Projeto ProSavana: cooperação ou cavalo-de-Tróia? 

A ambiguidade da presença brasileira em África

 

Corredor de Nacala, Moçambique (Clique na imagem para ampliar)

Corredor de Nacala, Moçambique (Clique na imagem para ampliar)

Talvez ainda seja cedo para se tirar conclusões definitivas sobre o recém-lançado Fundo Nacala.

Oficialmente, trata-se de um fundo “voltado a investimentos no setor de agronegócios em Moçambique[1], inserido no contexto maior de “um acordo de cooperação técnica para captar recursos financeiros para o desenvolvimento da agroindústria no Corredor de Nacala, região ao Norte do país africano.[2] O acordo, além de Brasil e Moçambique, inclui também o Japão.

 

Oficialmente, “o fundo deve beneficiar 10 milhões de moçambicanos.” [2]

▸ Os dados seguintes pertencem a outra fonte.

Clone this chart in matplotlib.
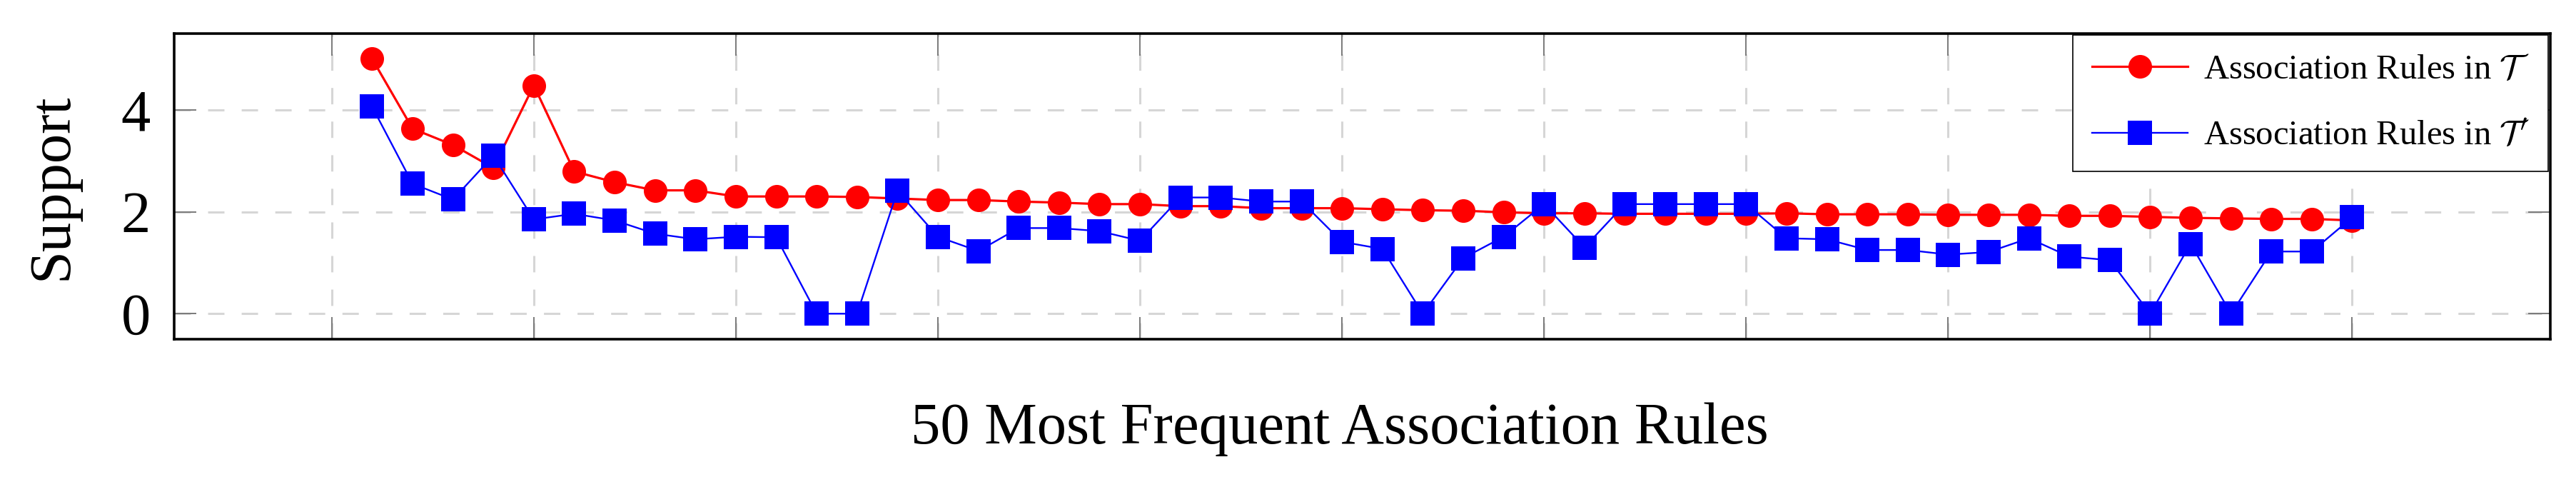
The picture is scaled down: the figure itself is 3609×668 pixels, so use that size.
"""Support of the 50 most frequent association rules in T and T'."""
import matplotlib
matplotlib.use('Agg')
import matplotlib.pyplot as plt

matplotlib.rcParams['font.family'] = ['Liberation Serif', 'DejaVu Serif']
matplotlib.rcParams['mathtext.fontset'] = 'cm'

# rule rank (x axis)
rules = list(range(1, 51))

# support of each rule in T
support_T = [5.00, 3.63, 3.31, 2.86, 4.48, 2.79, 2.58, 2.42, 2.42, 2.30,
             2.30, 2.30, 2.29, 2.26, 2.23, 2.23, 2.20, 2.18, 2.15, 2.15,
             2.11, 2.11, 2.07, 2.07, 2.07, 2.05, 2.03, 2.02, 1.99, 1.97,
             1.97, 1.96, 1.96, 1.96, 1.96, 1.97, 1.95, 1.95, 1.95, 1.94,
             1.94, 1.94, 1.92, 1.92, 1.90, 1.88, 1.87, 1.86, 1.86, 1.83]

# support of the same rules in T'
support_Tp = [4.06, 2.55, 2.24, 3.10, 1.85, 1.96, 1.83, 1.57, 1.46, 1.51,
              1.50, 0.00, 0.00, 2.41, 1.51, 1.23, 1.68, 1.68, 1.62, 1.43,
              2.28, 2.28, 2.20, 2.20, 1.41, 1.27, 0.00, 1.09, 1.51, 2.15,
              1.30, 2.15, 2.15, 2.15, 2.15, 1.48, 1.46, 1.25, 1.25, 1.16,
              1.21, 1.48, 1.12, 1.05, 0.00, 1.37, 0.00, 1.22, 1.22, 1.89]

labels = ['Association Rules in $\\mathcal{T}$',
          "Association Rules in $\\mathcal{T}'$"]

fig = plt.figure(figsize=(36.09, 6.68), dpi=100)
ax = fig.add_axes([0.0676, 0.2889, 0.9224, 0.6412])

ax.plot(rules, support_T, color='#ff0000', linewidth=2.3, marker='o',
        markersize=23.8, markeredgewidth=0, label=labels[0])
ax.plot(rules, support_Tp, color='#0000ff', linewidth=1.7, marker='s',
        markersize=25, markeredgewidth=0, label=labels[1])

ax.set_xlim(-3.9, 54.9)
ax.set_ylim(-0.5, 5.5)
ax.set_xticks(range(0, 51, 5))
ax.set_yticks([0, 2, 4])

ax.set_axisbelow(True)
ax.grid(True, color='#d6d6d6', linewidth=2.2, linestyle=(0, (7.5, 7.9)))
ax.tick_params(direction='in', length=22.5, width=1.4, color='#7a7a7a',
               top=True, right=True, labelbottom=False, labelsize=59.5, pad=24)
for sp in ax.spines.values():
    sp.set_linewidth(2.6)

ax.set_ylabel('Support', fontsize=59.5)
ax.yaxis.set_label_coords(-0.0397, 0.5)
ax.set_xlabel('50 Most Frequent Association Rules', fontsize=59.5)
ax.xaxis.set_label_coords(0.4905, -0.207)

leg = ax.legend(loc='upper right', bbox_to_anchor=(1, 1), borderaxespad=0.05,
                fontsize=35, fancybox=False, framealpha=1, edgecolor='black',
                handlelength=2.76, handletextpad=0.45, labelspacing=1.0,
                borderpad=0.55)
leg.get_frame().set_linewidth(1.2)

fig.savefig('out.png', dpi=100)
plt.close()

De acordo com o que se lê no convite para o evento que marcou o lançamento do fundo, o tal acordo de cooperação trilateral é conhecido por ProSavana-JBM. [3]

O lançamento do fundo é apenas uma etapa de um processo que já vinha sendo pensado e realizado antes.

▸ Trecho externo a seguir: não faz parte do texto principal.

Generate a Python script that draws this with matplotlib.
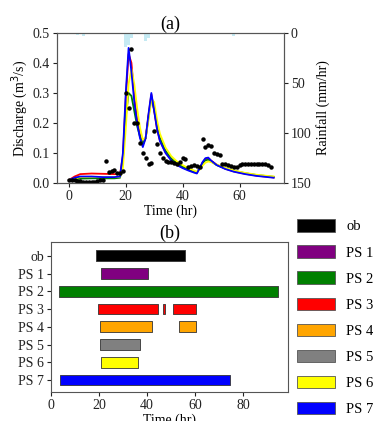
import matplotlib
matplotlib.use('Agg')
import matplotlib.pyplot as plt
from matplotlib.patches import Patch

plt.rcParams['font.family'] = ['Liberation Serif', 'DejaVu Serif']
plt.rcParams['font.size'] = 10

# ---- panel (a): hydrograph ----
obs_t = list(range(0, 72))
obs_q = [0.012, 0.012, 0.010, 0.008, 0.006, 0.005, 0.004, 0.004, 0.004, 0.005,
         0.007, 0.010, 0.012, 0.073, 0.038, 0.040, 0.045, 0.035, 0.035, 0.040,
         0.300, 0.250, 0.445, 0.200, 0.200, 0.135, 0.100, 0.085, 0.065, 0.068,
         0.175, 0.130, 0.100, 0.085, 0.075, 0.070, 0.070, 0.068, 0.065, 0.070,
         0.085, 0.080, 0.055, 0.058, 0.060, 0.058, 0.055, 0.148, 0.120, 0.128,
         0.125, 0.100, 0.098, 0.095, 0.065, 0.065, 0.060, 0.058, 0.055, 0.053,
         0.060, 0.062, 0.065, 0.065, 0.063, 0.062, 0.062, 0.062, 0.062, 0.062,
         0.060, 0.055]

sim_t = [0, 2, 4, 8, 12, 16, 18, 19, 20, 21, 22, 23, 24, 25, 26, 27, 28, 29, 30,
         31, 32, 34, 36, 38, 40, 42, 44, 45, 46, 47, 48, 49, 50, 52, 55, 58, 62,
         66, 70, 72]
red_q = [0.010, 0.022, 0.030, 0.032, 0.031, 0.030, 0.030, 0.090, 0.280, 0.430,
         0.400, 0.290, 0.210, 0.160, 0.128, 0.150, 0.225, 0.295, 0.240, 0.180,
         0.142, 0.102, 0.078, 0.062, 0.052, 0.044, 0.037, 0.034, 0.050, 0.068,
         0.080, 0.083, 0.075, 0.061, 0.048, 0.039, 0.031, 0.025, 0.021, 0.019]
green_q = [0.008, 0.012, 0.015, 0.016, 0.016, 0.016, 0.018, 0.080, 0.220, 0.300,
           0.290, 0.240, 0.190, 0.155, 0.130, 0.150, 0.220, 0.285, 0.245, 0.190,
           0.150, 0.108, 0.082, 0.066, 0.055, 0.046, 0.039, 0.036, 0.050, 0.066,
           0.076, 0.078, 0.072, 0.060, 0.049, 0.041, 0.033, 0.027, 0.023, 0.021]
yellow_q = [0.010, 0.016, 0.020, 0.021, 0.020, 0.020, 0.021, 0.050, 0.180, 0.330,
            0.380, 0.330, 0.250, 0.185, 0.145, 0.150, 0.210, 0.280, 0.270, 0.210,
            0.165, 0.118, 0.090, 0.072, 0.060, 0.050, 0.042, 0.038, 0.045, 0.058,
            0.068, 0.072, 0.070, 0.062, 0.051, 0.042, 0.034, 0.028, 0.024, 0.022]
blue_q = [0.010, 0.018, 0.022, 0.022, 0.020, 0.020, 0.022, 0.100, 0.300, 0.450,
          0.370, 0.270, 0.200, 0.150, 0.120, 0.150, 0.230, 0.300, 0.240, 0.180,
          0.140, 0.100, 0.075, 0.060, 0.050, 0.042, 0.035, 0.032, 0.050, 0.070,
          0.083, 0.085, 0.075, 0.060, 0.047, 0.038, 0.030, 0.024, 0.020, 0.018]

rain_t = [3, 5, 20, 21, 22, 27, 28, 58]
rain_mm = [2, 3, 14, 12, 5, 8, 5, 3]

# ---- panel (b): time windows ----
labels = ['ob', 'PS 1', 'PS 2', 'PS 3', 'PS 4', 'PS 5', 'PS 6', 'PS 7']
colors = ['black', 'purple', 'green', 'red', 'orange', 'gray', 'yellow', 'blue']
# (start, duration) per row, some rows have several windows
windows = [
    [(19, 37)],
    [(21, 19.5)],
    [(3.5, 91)],
    [(19.5, 25), (46.5, 1), (51, 9.5)],
    [(20.5, 21.5), (53.5, 7)],
    [(20.5, 16.5)],
    [(21, 15.5)],
    [(4, 70.5)],
]

fig = plt.figure(figsize=(3.77, 4.21), dpi=100)

ax1 = fig.add_axes([0.151, 0.565, 0.602, 0.357])
ax1.plot(sim_t, red_q, color='red', lw=1.3)
ax1.plot(sim_t, green_q, color='green', lw=1.3)
ax1.plot(sim_t, yellow_q, color='yellow', lw=1.3)
ax1.plot(sim_t, blue_q, color='blue', lw=1.3)
ax1.plot(obs_t, obs_q, 'o', color='black', ms=2.2)
ax1.set_xlim(-4.2, 75.6)
ax1.set_ylim(0, 0.5)
ax1.set_xticks([0, 20, 40, 60])
ax1.set_yticks([0.0, 0.1, 0.2, 0.3, 0.4, 0.5])
ax1.set_xlabel('Time (hr)', labelpad=1)
ax1.set_ylabel('Discharge (m$^3$/s)', labelpad=2)
ax1.set_title('(a)', fontsize=13, pad=2)

ax2 = ax1.twinx()
ax2.bar(rain_t, rain_mm, width=1, color='#9fdcec', alpha=0.6)
ax2.set_ylim(150, 0)
ax2.set_yticks([0, 50, 100, 150])
ax2.set_ylabel('Rainfall (mm/hr)', labelpad=3)

ax3 = fig.add_axes([0.135, 0.069, 0.629, 0.356])
for i, row in enumerate(windows):
    ax3.broken_barh(row, (i - 0.3, 0.6), facecolors=colors[i],
                    edgecolor='#333333', linewidth=0.6)
ax3.set_ylim(7.67, -0.77)
ax3.set_xlim(0, 98.8)
ax3.set_yticks(range(len(labels)))
ax3.set_yticklabels(labels)
ax3.set_xticks([0, 20, 40, 60, 80])
ax3.set_xlabel('Time (hr)', labelpad=1)
ax3.set_title('(b)', fontsize=13, pad=2)

for ax in (ax1, ax2, ax3):
    for s in ax.spines.values():
        s.set_color('#555555')
    ax.tick_params(length=3, pad=2, colors='#222222')

handles = [Patch(facecolor=c, edgecolor='#555555', lw=0.6) for c in colors]
fig.legend(handles, labels, loc='upper left', bbox_to_anchor=(0.752, 0.51),
           frameon=False, handlelength=2.6, handleheight=0.9,
           labelspacing=0.82, handletextpad=0.8, fontsize=10.5)

fig.savefig('out.png', dpi=100)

Abril de 2011. Seminário internacional. (Clique na foto para ampliar)

Abril de 2011. Seminário internacional. (Clique na foto para ampliar)

Em Abril de 2011, o seminário internacional Agronegócio em Moçambique: Cooperação Internacional Brasil – Japão e Oportunidades de Investimento apresentou “aos participantes o Programa de Cooperação Triangular para o Desenvolvimento Agrícola da Savana Tropical de Moçambique (ProSavana JBM)[4] . No seminário, estavam presentes, entre outros, os Ministros Marco Farani, da Agência Brasileira de Cooperação – a USAID brasileira – e Wagner Rossi, ex-Ministro da Agricultura. Uma das palestras, intitulada A Internacionalização do Agronegócio Brasileiro, foi ministrada pela Senadora Kátia Abreu e pelo Presidente do Conselho Superior do Agronegócio (COSAG), braço da FIESP voltado para o agronegócio. Também falaram representantes do governo moçambicano, da JICA – a agência de cooperação japonesa -, do Banco Mundial, além de empresários brasileiros e japoneses (Mitsubishi Co). [5]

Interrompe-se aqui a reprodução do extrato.